Cette partie de l’ouvrage développe bien les thèmes qui y sont présentés. Par contre, il semble que l’aspect de la justice, base essentielle pour la consolidation de la paix comme cela est reconnu par de nombreux auteurs, prend une place prépondérante relativement à d’autres aspects qui auraient pu être élaborés davantage. Par exemple, l’établissement d’institutions étatiques solides est reconnu par de nombreux spécialistes comme étant un outil clé à la réalisation de la consolidation de la paix, car en définitive, c’est l’appropriation du processus par les autorités locales qui détermine le succès ou l’échec de la paix. Pourtant, ce chapitre ne constitue que dix des huit cents pages de l’ouvrage. Ainsi, de nombreux aspects de la reconstruction de l’appareil de l’État et de la société civile demeurent ignorés. Il en va de même pour l’éducation des enfants et des adultes du pays dans lequel se déroule la consolidation de la paix. Le même manque d’importance est noté pour des sujets comme l’aide humanitaire, la création d’emplois et autres réformes économiques. Par contre, le chapitre de David Last sur la sécurité doit être salué pour sa concision et la profondeur de son analyse qui brosse rapidement un tableau complet des aspects sécuritaires de la consolidation de la paix.

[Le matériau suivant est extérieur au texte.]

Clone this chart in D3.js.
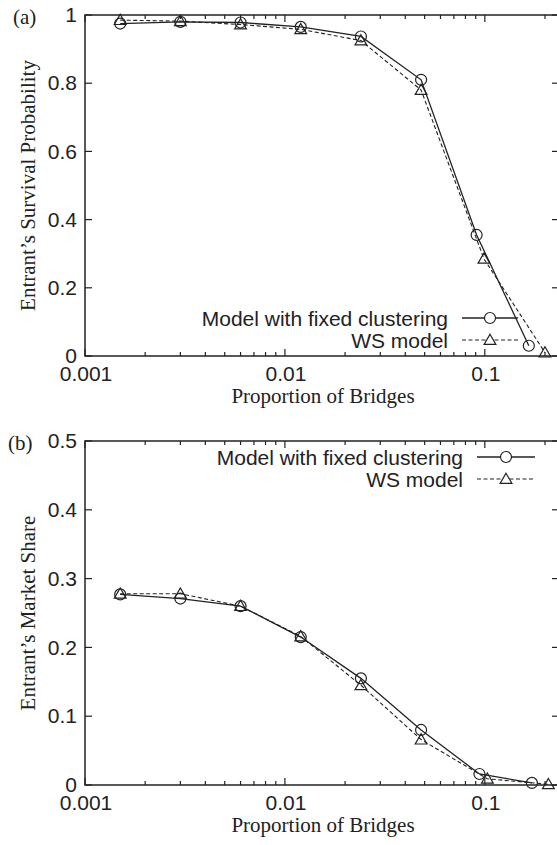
<!DOCTYPE html>
<html>
<head>
<meta charset="utf-8">
<script src="https://cdn.jsdelivr.net/npm/d3@7"></script>
<style>
    body { margin: 0; background: #fff; }
    svg { display: block; }
    .tick-label { font-family: "Liberation Sans", Arial, sans-serif; font-size: 21px; fill: #222; }
    .axis-title { font-family: "Liberation Serif", "Times New Roman", serif; font-size: 21px; fill: #222; }
    .key-label { font-family: "Liberation Sans", Arial, sans-serif; font-size: 21px; fill: #222; }
</style>
</head>
<body>
<svg id="canvas" width="557" height="845"></svg>
<script>
// bridge proportions (x) for the two models
var xFixed = [0.0015, 0.003, 0.006, 0.012, 0.024, 0.048, 0.091, 0.166];
var xWS = [0.0015, 0.003, 0.006, 0.012, 0.024, 0.048, 0.099, 0.2];
var xFixedB = [0.0015, 0.003, 0.006, 0.012, 0.024, 0.048, 0.094, 0.172];
var xWSB = [0.0015, 0.003, 0.006, 0.012, 0.024, 0.048, 0.103, 0.208];

// (a) survival probability
var survivalFixed = [0.975, 0.98, 0.978, 0.965, 0.937, 0.81, 0.355, 0.03];
var survivalWS = [0.985, 0.982, 0.972, 0.958, 0.925, 0.78, 0.285, 0.01];

// (b) market share
var shareFixed = [0.277, 0.271, 0.26, 0.215, 0.155, 0.08, 0.016, 0.003];
var shareWS = [0.278, 0.278, 0.26, 0.216, 0.145, 0.066, 0.009, 0.001];

var xTicks = [0.001, 0.01, 0.1];
var xTickLabels = ["0.001", "0.01", "0.1"];
var yTicksA = [0, 0.2, 0.4, 0.6, 0.8, 1];
var yTicksB = [0, 0.1, 0.2, 0.3, 0.4, 0.5];
var keyLabels = ["Model with fixed clustering", "WS model"];

var svg = d3.select("#canvas");
var ink = "#222";

function drawPanel(opt) {
    var left = 85, right = 559;
    var x = d3.scaleLog().domain([0.001, 0.235]).range([left, right]);
    var y = d3.scaleLinear().domain(opt.yDomain).range([opt.bottom, opt.top]);
    var g = svg.append("g");

    // minor + major ticks on x (bottom and top, inward)
    var minor = [];
    for (var d = 0.001; d < 0.235; d *= 10) {
        for (var k = 2; k <= 9; k++) {
            if (d * k < 0.235) minor.push(d * k);
        }
    }
    minor.forEach(function (v) {
        g.append("line").attr("x1", x(v)).attr("x2", x(v))
            .attr("y1", opt.bottom).attr("y2", opt.bottom - 4)
            .attr("stroke", ink).attr("stroke-width", 1.2);
        g.append("line").attr("x1", x(v)).attr("x2", x(v))
            .attr("y1", opt.top).attr("y2", opt.top + 4)
            .attr("stroke", ink).attr("stroke-width", 1.2);
    });
    xTicks.forEach(function (v, i) {
        g.append("line").attr("x1", x(v)).attr("x2", x(v))
            .attr("y1", opt.bottom).attr("y2", opt.bottom - 7)
            .attr("stroke", ink).attr("stroke-width", 1.2);
        g.append("line").attr("x1", x(v)).attr("x2", x(v))
            .attr("y1", opt.top).attr("y2", opt.top + 7)
            .attr("stroke", ink).attr("stroke-width", 1.2);
        g.append("text").attr("class", "tick-label")
            .attr("x", x(v) + 1).attr("y", opt.bottom + 25)
            .attr("text-anchor", "middle")
            .text(xTickLabels[i]);
    });

    // y ticks (left and right, inward)
    opt.yTicks.forEach(function (v) {
        g.append("line").attr("x1", left).attr("x2", left + 7)
            .attr("y1", y(v)).attr("y2", y(v))
            .attr("stroke", ink).attr("stroke-width", 1.2);
        g.append("line").attr("x1", right).attr("x2", right - 7)
            .attr("y1", y(v)).attr("y2", y(v))
            .attr("stroke", ink).attr("stroke-width", 1.2);
        g.append("text").attr("class", "tick-label")
            .attr("x", 77).attr("y", y(v)).attr("dy", "0.34em")
            .attr("text-anchor", "end")
            .text(d3.format("~g")(v));
    });

    // frame
    g.append("rect").attr("x", left).attr("y", opt.top)
        .attr("width", right - left).attr("height", opt.bottom - opt.top)
        .attr("fill", "none").attr("stroke", ink).attr("stroke-width", 1.5);

    // titles
    g.append("text").attr("class", "axis-title")
        .attr("transform", "translate(35," + ((opt.top + opt.bottom) / 2) + ") rotate(-90)")
        .attr("text-anchor", "middle")
        .text(opt.yTitle);
    g.append("text").attr("class", "axis-title")
        .attr("x", (left + right) / 2 + 1).attr("y", opt.bottom + 47)
        .attr("text-anchor", "middle")
        .text("Proportion of Bridges");
    g.append("text").attr("class", "axis-title")
        .attr("x", opt.tagX).attr("y", opt.top + 9)
        .text(opt.tag);

    var line = d3.line().x(function (p) { return x(p[0]); }).y(function (p) { return y(p[1]); });
    var fixedPts = d3.zip(opt.xF, opt.fixed);
    var wsPts = d3.zip(opt.xW, opt.ws);

    g.append("path").datum(wsPts).attr("d", line)
        .attr("fill", "none").attr("stroke", ink).attr("stroke-width", 1.1)
        .attr("stroke-dasharray", "4,2.5");
    g.append("path").datum(fixedPts).attr("d", line)
        .attr("fill", "none").attr("stroke", ink).attr("stroke-width", 1.3);

    var tri = d3.symbol().type(d3.symbolTriangle).size(60);
    g.selectAll(".tri").data(wsPts).enter().append("path")
        .attr("transform", function (p) { return "translate(" + x(p[0]) + "," + (y(p[1]) + 1) + ")"; })
        .attr("d", tri).attr("fill", "none").attr("stroke", ink).attr("stroke-width", 1.2);
    g.selectAll(".circ").data(fixedPts).enter().append("circle")
        .attr("cx", function (p) { return x(p[0]); })
        .attr("cy", function (p) { return y(p[1]); })
        .attr("r", 5.5).attr("fill", "none").attr("stroke", ink).attr("stroke-width", 1.2);

    // key
    var k = opt.key;
    keyLabels.forEach(function (lab, i) {
        var ky = k.y + i * 22;
        g.append("text").attr("class", "key-label")
            .attr("x", k.textRight).attr("y", ky).attr("dy", "0.36em")
            .attr("text-anchor", "end").text(lab);
        g.append("line").attr("x1", k.x1).attr("x2", k.x2)
            .attr("y1", ky).attr("y2", ky)
            .attr("stroke", ink).attr("stroke-width", i === 0 ? 1.3 : 1.1)
            .attr("stroke-dasharray", i === 0 ? null : "4,2.5");
        var mx = (k.x1 + k.x2) / 2;
        if (i === 0) {
            g.append("circle").attr("cx", mx).attr("cy", ky).attr("r", 5.5)
                .attr("fill", "#fff").attr("stroke", ink).attr("stroke-width", 1.2);
        } else {
            g.append("path").attr("transform", "translate(" + mx + "," + (ky + 1) + ")")
                .attr("d", tri).attr("fill", "#fff").attr("stroke", ink).attr("stroke-width", 1.2);
        }
    });
}

drawPanel({
    top: 15, bottom: 356, yDomain: [0, 1], yTicks: yTicksA,
    yTitle: "Entrant\u2019s Survival Probability", tag: "(a)", tagX: 13,
    xF: xFixed, xW: xWS, fixed: survivalFixed, ws: survivalWS,
    key: { y: 318, textRight: 448, x1: 462, x2: 518 }
});

drawPanel({
    top: 441, bottom: 785, yDomain: [0, 0.5], yTicks: yTicksB,
    yTitle: "Entrant\u2019s Market Share", tag: "(b)", tagX: 8,
    xF: xFixedB, xW: xWSB, fixed: shareFixed, ws: shareWS,
    key: { y: 457, textRight: 463, x1: 477, x2: 535 }
});
</script>
</body>
</html>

La troisième partie comporte quatorze chapitres tous aussi intéressants les uns que les autres. Trois sections subdivisent cette partie. La première section traite de l’expérience canadienne en matière de consolidation de la paix. Les sujets abordés tels que la sécurité humaine, le commerce des armes et les ressources d’aide au développement attribuées par le Canada y sont traités par plusieurs auteurs de renom. La deuxième section détaille l’expérience africaine du maintien de la paix, du Burundi jusqu’en Éthiopie, en passant par le Rwanda. Un tableau large des nombreuses tentatives de consolidation de la paix sur ce continent y est brossé afin d’en tirer plusieurs constats et quelques pistes de réflexion. La dernière section de ce chapitre dresse un constat de la consolidation de la paix. Les actions actuellement en cours en Irak, le conflit israélo-palestinien, en passant par les résultats obtenus en Bosnie-Herzégovine, sont étudiés afin de dresser un bilan sommaire. Pour les auteurs, après presque quinze ans de consolidation de la paix, il semble qu’il soit encore trop tôt pour tirer des conclusions définitives au sujet du succès ou de l’échec de telles entreprises. Par contre, ces études de cas nous permettent de tirer un certain nombre de leçons qui rejoignent les recommandations théoriques proposées par Charles-Philipe David et Julien Toureille dans le tout premier chapitre, soit : la coordination des efforts, l’unité d’action et la formation du personnel impliqué, mais surtout, la durée et la continuité dans le temps de tous les aspects de la consolidation de la paix. En effet, si dix ou quinze ans ne sont pas suffisants pour identifier des résultats définitifs, il est impératif que la communauté internationale persiste dans ces efforts à long terme.
En définitive, Faire la paix se démarque car malgré la publication de nombreux ouvrages sur le Peacebuilding, aucune étude de cette ampleur n’avait été publiée en français. Yvan Connoir et Gérard Verna réussissent à composer avec le grand nombre et la diversité des collaborateurs qui participent à cette entreprise. Les différentes contributions y sont agencées harmonieusement, afin de faire de cet ouvrage collectif un ensemble cohérent. Ainsi, à l’image de la consolidation de la paix, Faire la paix se veut un travail multidisciplinaire dans lequel chaque aspect est à la fois complexe et unique, mais également essentiel à la réalisation du tout. Cet ouvrage s’avère utile pour tout étudiant, professeur, chercheur, coopérant, praticien oeuvrant dans le domaine, conseiller politique et même militaire, afin d’obtenir une vision d’ensemble de la nature et de la mise en place d’actions pouvant permettre la réalisation d’une paix durable dans une société mutilée par la guerre.